Some of this seems like gloating over the corpse.
Hey, I'm not gloating. I'm just aggregating the news for y'all. Let discussion ensue.
C'mon Ianqui, you know what I mean.
Just making sure...
Excuse my intrusion, but I honestly don't know what you meant by "Some of this seems like gloating over the corpse."  I'm NOT trying to pick a fight; I merely want to know what you meant, and I take you at your word that you weren't accusing Ianqui of gloating over the corpse.
Lou, you and I have been posting here a while. And we both know that we "peak oil" people have known for some time that it only takes one big event to push things over the edge. That event has occurred. It is not the final event, but it is a significant signpost of things to come.

My point was this: we were and are right about the inexorable unfolding of events and it is sad, but it is also sometimes very satisfying in some egotistical kind of way to be right, to say "I told you so...." That would be "gloating" as I used it. Certainly, I was not saying ianqui was doing any such thing by soliciting reports on ongoing shortages.

best,
Its important to remember that people like Ben Bernanke (all is calm, the economy will push on) are vying for Alan Greenspan's job.

I wonder if any of these potential candidates have private moments these days where they wonder if they want to be the steward of the economy.

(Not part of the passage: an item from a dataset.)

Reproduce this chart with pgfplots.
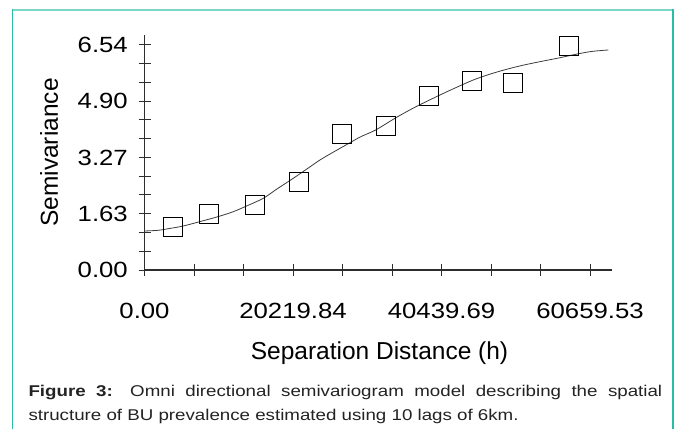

Unfortunately, reading through the many tea leaves of Greenspan and other Fed governors, I don't think any of them believe we can possibly be facing an energy crunch - now - next year - next decade - ever.

But Ben Bernanke, chairman of the Council of Economic Advisers in the White House, said opening the reserves would help companies "produce more gasoline and help alleviate some of the shortages". [mw: clearly Bernanke knows nothing about energy, just like Greenspan]

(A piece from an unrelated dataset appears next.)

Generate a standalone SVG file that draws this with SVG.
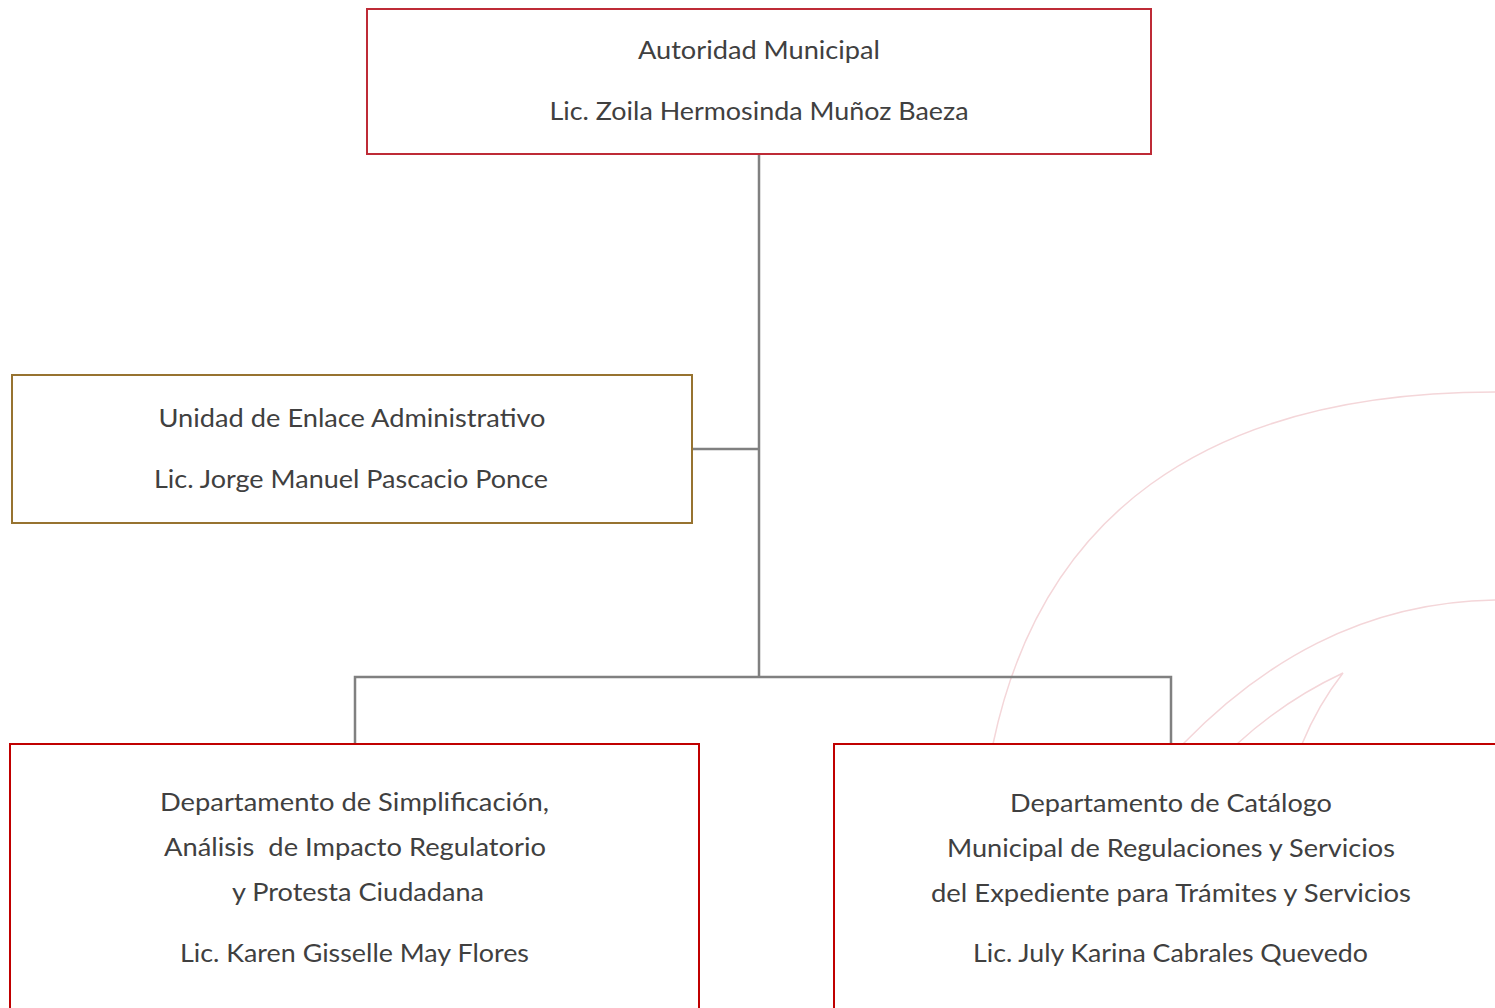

Philadelphia Federal Reserve president Anthony Santomero said the effects of Katrina were likely to impede but not halt the economy.

"The US economy has proven to be surprisingly capable of absorbing such shocks, and after a short period, the effects of Katrina are likely to slow but not stall the forward progress of the national economy," he said.

Several economists, however, fretted that Katrina could hurt growth in the third quarter to September.

That's the problem - much of the financial establishment thinks about issues on a quarter by quarter basis only... not out 1, 2, 5, 10 years.

Dave - I think I know what you are saying but I don't agree with your interpretation. If you think people are going to draw a Peak Oil lesson from this I think you are setting yourself up for disappointment. This is going to be seen as a refinery problem, not a shortage of oil. The message I am getting from the media is that there is enough oil (especially with the release from the SPR) but that refineries are damaged leading to gasoline shortages. Today for the first time in a long time, gasoline futures moved way up while oil took a pretty solid drop. Those two almost always move in tandem. It is further evidence that this is not an oil shortage, it is a gasoline shortage. I think that's how people are going to see it.